Emitting JSON to file using COPY TO
Hello!
I'm trying to emit a JSON aggregation of JSON rows to a file using COPY TO,
but I'm running into problems with COPY TO double quoting the output.
Here is a minimal example that demonstrates the problem I'm having:
create table public.tbl_json_test (id int, t_test text);
-- insert text that includes double quotes
insert into public.tbl_json_test (id, t_test) values (1, 'here''s a "string"');
-- select a JSON aggregation of JSON rows
select json_agg(row_to_json(t)) from (select * from public.tbl_json_test) t;
-- this yields the correct result in proper JSON format:
-- [{"id":1,"t_test":"here's a \"string\""}]
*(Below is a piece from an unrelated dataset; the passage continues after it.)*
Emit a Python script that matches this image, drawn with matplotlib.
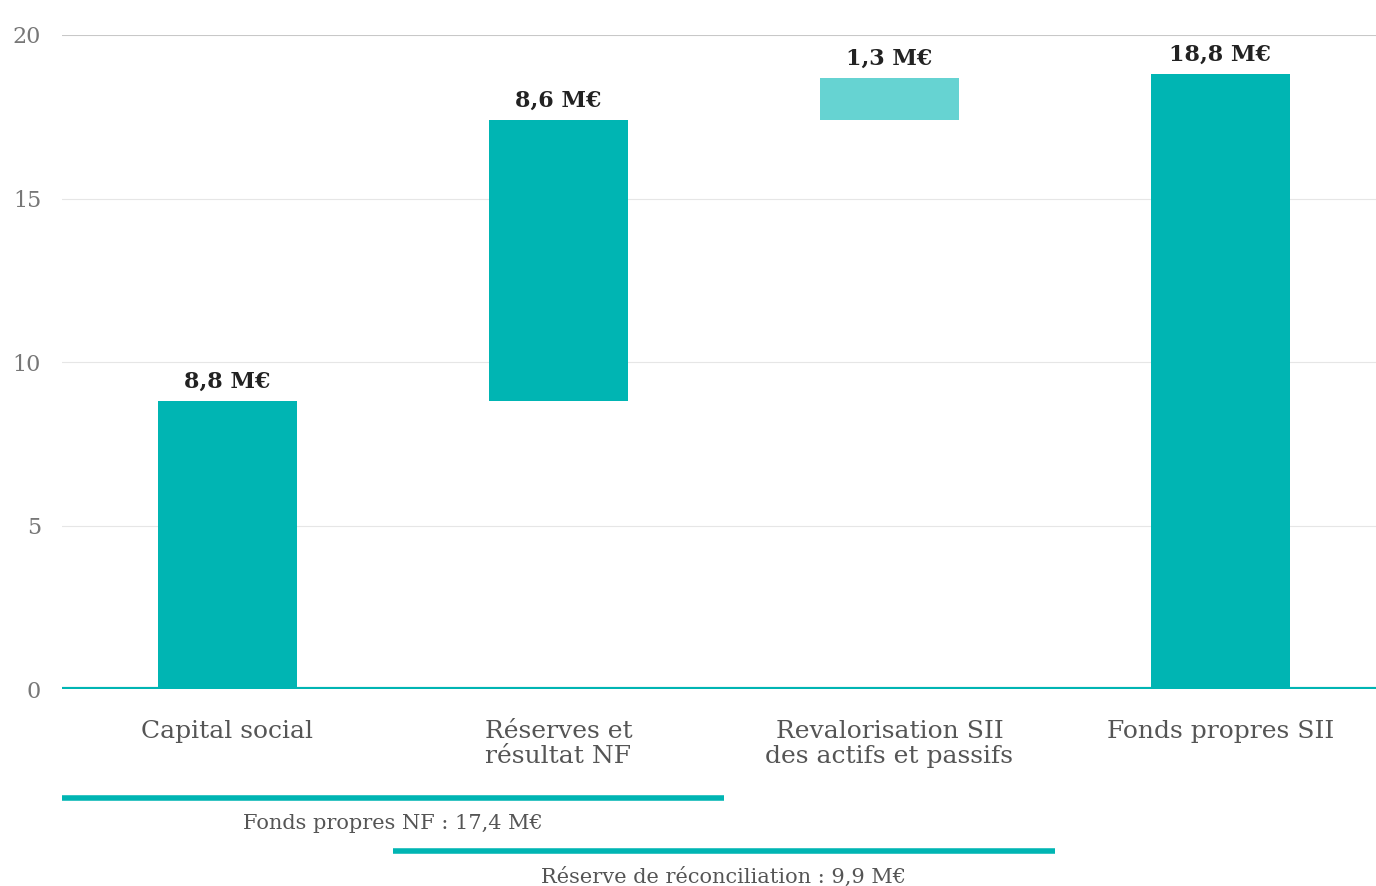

copy (select json_agg(row_to_json(t)) from (select * from
public.tbl_json_test) t) to '/tmp/tbl_json_test.json';
-- once the JSON results are copied to file, the JSON is broken due to
double quoting:
-- [{"id":1,"t_test":"here's a \\"string\\""}]
-- this fails to be parsed using jq on the command line:
-- cat /tmp/tbl_json_test.json | jq .
-- jq: parse error: Invalid numeric literal at line 1, column 40
We populate a text field in a table with text containing at least one
double-quote ("). We then select from that table, formating the result as
a JSON aggregation of JSON rows. At this point the JSON syntax is
correct, with the double quotes being properly quoted. The problem is that
once we use COPY TO to emit the results to a file, the output gets quoted
again with a second escape character (\), breaking the JSON and causing a
syntax error (as we can see above using the `jq` command line tool).
I have tried to get COPY TO to copy the results to file "as-is" by setting
the escape and the quote characters to the empty string (''), but they only
apply to the CSV format.
Is there a way to emit JSON results to file from within postgres?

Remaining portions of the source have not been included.